And the best a writer can do, I think he’s suggesting, is to find one’s ‘own voice in ignorance and inadequacy’, as Fintan O’Toole describes Samuel Beckett’s search for a way to write, out of the shadow of James Joyce’s ‘magisterial grandeur’ (O’Toole 2018); and his effort to make images of the human creature that are ‘subtractive, bare, intensive and generic’ (O’Donnell 2015: 90).

This almost-voicelessness in the face of terror and mystery seems to me to have strong religious and metaphysical correlatives. Absence has, or is, a huge theological as well as literary presence; we could almost posit absence as god, since the non-presence of god to our senses is the impetus for prayer and the liturgical rituals, notably mass. How to distinguish this from the absence of god?

Some theological strategies offer a way of making the divine absence noetically if not ontologically present, as in:

  • kenosis or self-emptying—becoming utterly receptive, renouncing and letting go of the ego so the self can be filled with spirit or divine inspiration; sometimes linked to asceticism, sacramental fasting, the disappearing body, wasted flesh;
  • via negativa/apophasis—thinking/speaking in terms of what something (god) is not, because we cannot put into words the transcendent unknowable reality that lies beyond ordinary finite perception (and yet which is also immanent and intelligible); the idea, in Christianity, Islam, Judaism, Hinduism and Buddhism, that ‘god’ has no predicates; also in a philosophical sense, a cleansing away of culture-dependent concepts and presumptions;
  • eremitism—entering the desert, absenting oneself from ordinary human life and society to live in prayerful solitude: ‘The desert in its absence of the things of this world manifests the presence of the next’, as Rebecca Solnit wrote in Savage Dreams (2014: 62);
  • (the doctrine of) fallibility/fragmentedness—believing that no human form can be fully adequate to the reality of the divine; what we can ever be, and know, in this broken world is merely a fragment of cosmic truth, a remnant of the Eden from which we are always already exiled.

And, though not expressly theological, I’d naturally want to include:

  • negative capability—first used by Keats, of course, in a letter to his brothers: ‘Negative Capability, that is, when a man is capable of being in uncertainties, mysteries, doubts, without any irritable reaching after fact and reason’; and now the basis of various ideas in psychology, psychoanalysis, philosophy, literary criticism and radical politics, as well as a way of comprehending faith.

One could argue that poetry—both reading and writing it—has come to occupy, or to aspire to, a portion of the sacramental space vacated by traditional religious practices and beliefs.
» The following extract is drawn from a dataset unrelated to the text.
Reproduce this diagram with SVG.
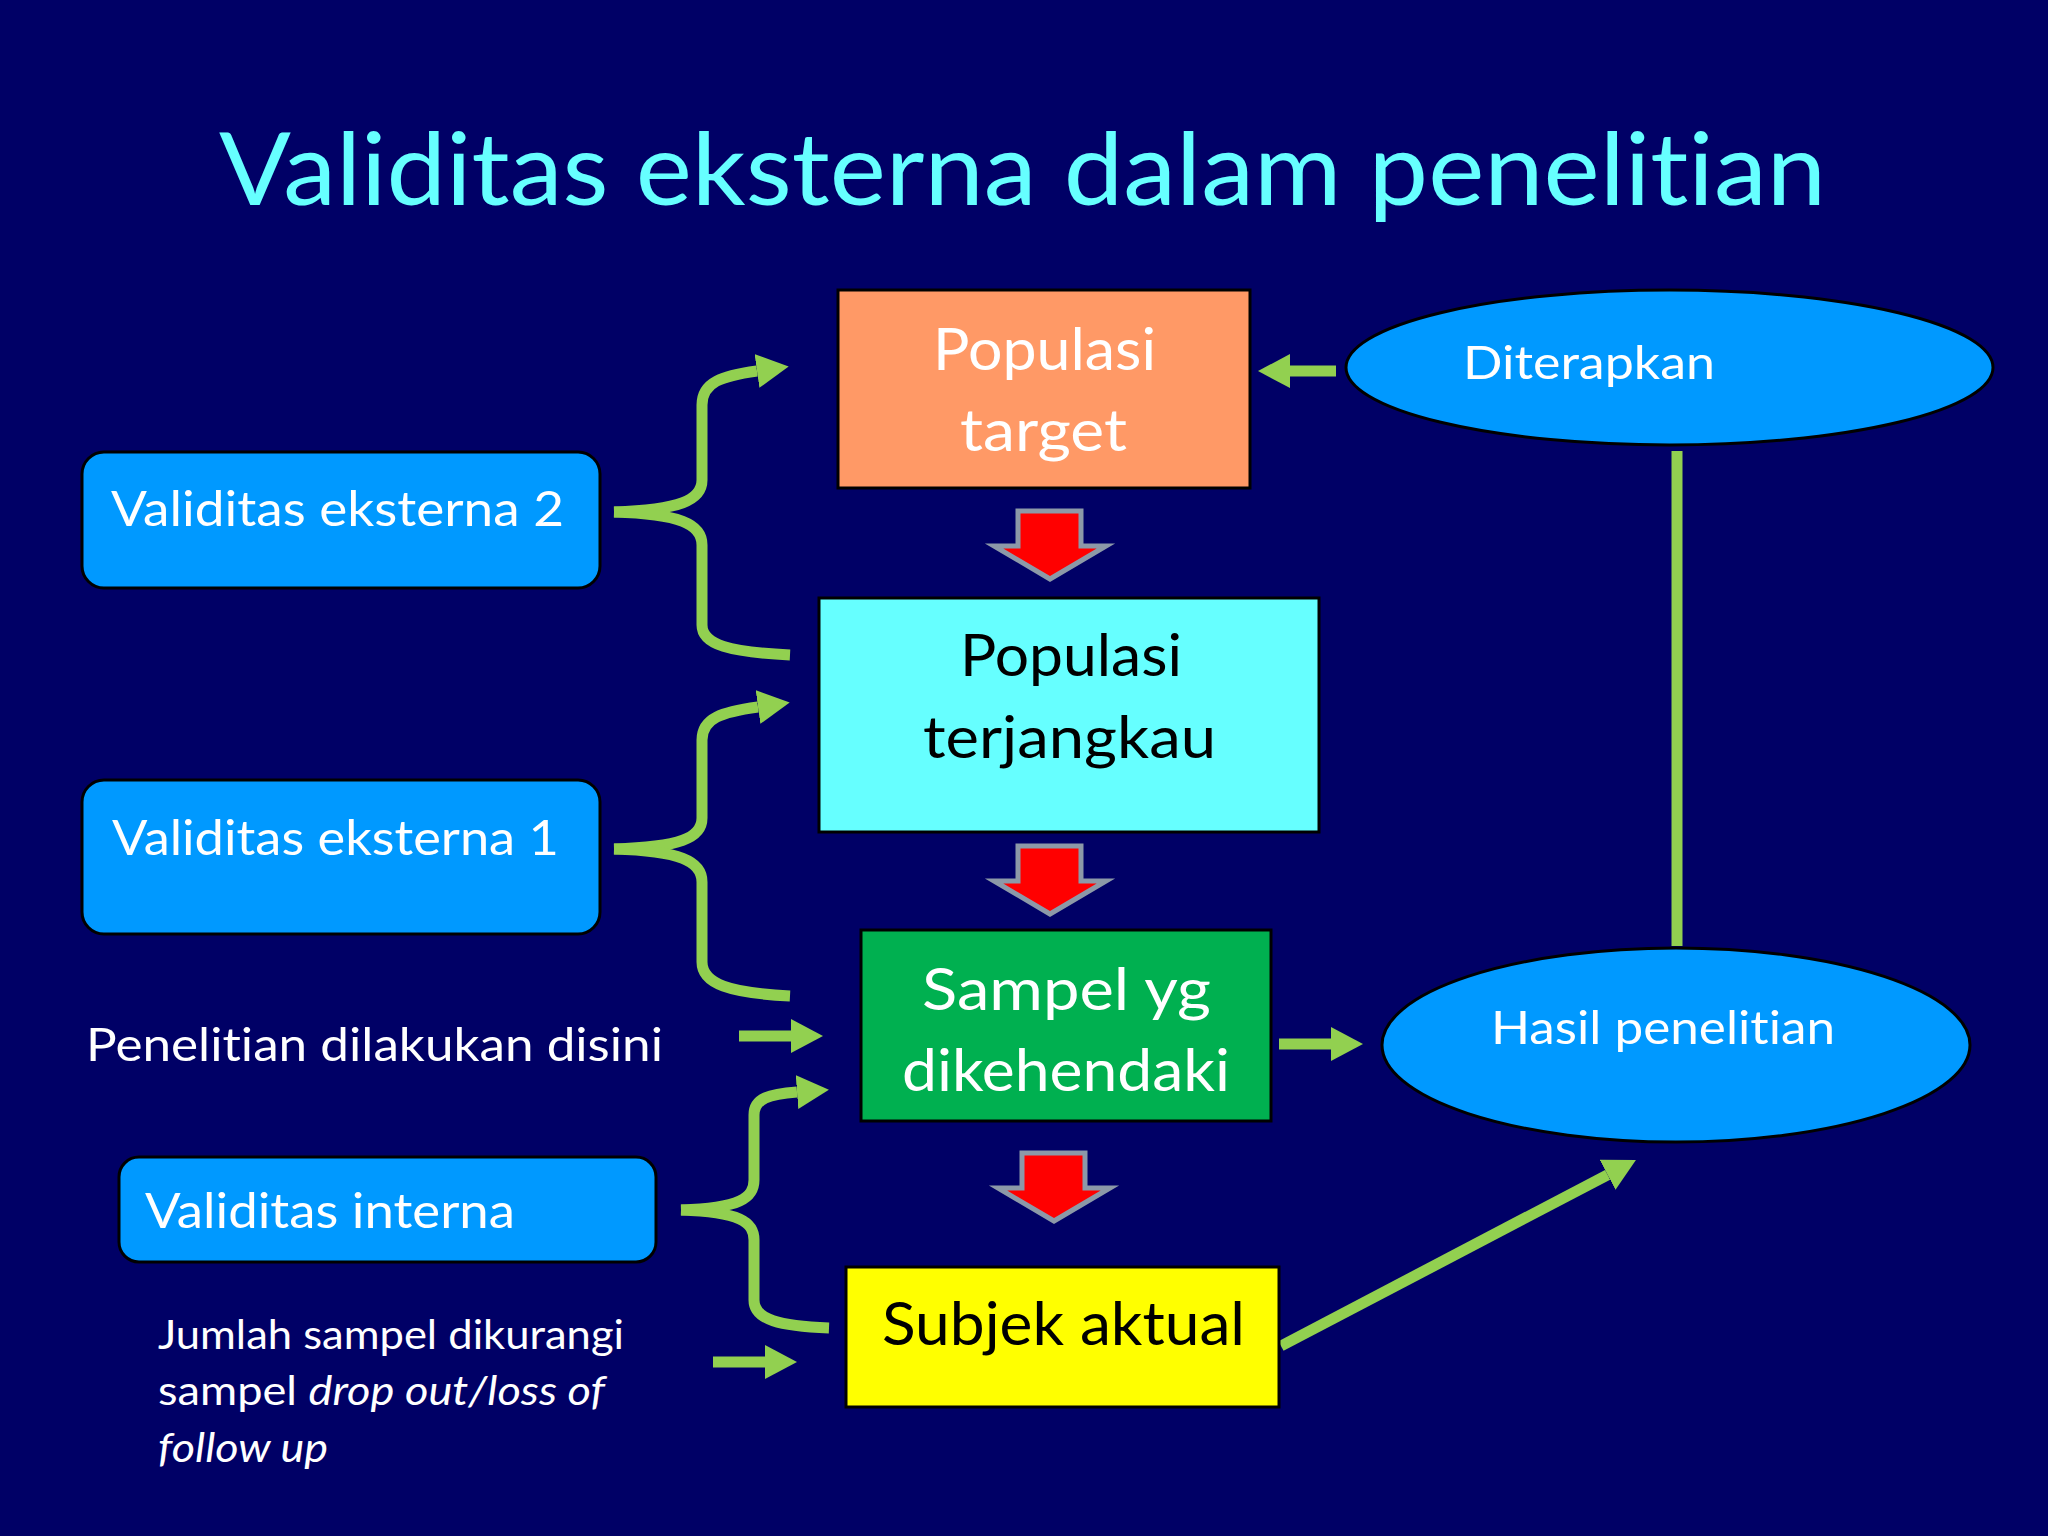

Accordingly, might it be possible to transpose the above strategies into poetic theory-and-practice, something like the following?

  • kenosis—deliberate ‘absent-minded’-ness, absenteeism, getting out of the way of the poem; a ‘metaphysics of negativity’ as Paul Kane (1996: 160) put it talking of Judith Wright’s poetry;
  • via negativa/apophasis—‘the unsaid’ in poetry, which is composed of taciturnity/white space/rest & release as much as of sounds/marks on the page/word-work; and which therefore expresses itself through pauses, white space, etc.; or even writing that borders on aphasia as in Tomas Tranströmer’s writing after his stroke (Iniesta 2016);
  • eremitism—the poet as wanderer in the desert, seeking the minimalist identity of the poem through a paring-away of excess matter; according to Kevin Gordon, the emptiness of the desert is the emptiness of the blank page, a space of ‘productive disorientation’ which instils ‘an inspiring awareness of the text’s infinite renewal’ (Gordon 2014: vi). Or, as the poet Edmond Jabès wrote, ‘The origin is an abyss’ (1991: 166);
  • fallibility/fragmentedness—words themselves as mere fragments (‘gravestones’ as William Gass called them) of reality; yet also as remnants of something more or beyond, and as forms peculiarly suited to challenging what Edward Upton (2016: 30) calls ‘totality systems’: Woolf’s ‘lucid moments’, Joyce’s ‘epiphanies’, TS Eliot’s ‘Hints followed by guesses … The hint half guessed, the gift half understood’ (1943: 44);
  • negative capability—pretty much exactly as conceived by Keats (though I think his ‘irritable’ is a crucial qualification);

—but (when) does any of this collapse into a mere mess of words and/or reduce itself to mystical pointing?

 

Towards a poetics of absence

 

Most poets choose their words very carefully (however much like free association the resultant poem may look) in order to be able to hold absence and presence in some kind of creative and aesthetic tension. For that reason I will assume it’s possible to say something about, or towards, a poetics of absence. I am well aware that the ideas I’m putting forward need a lot more work, but perhaps they open up some of that roof-space.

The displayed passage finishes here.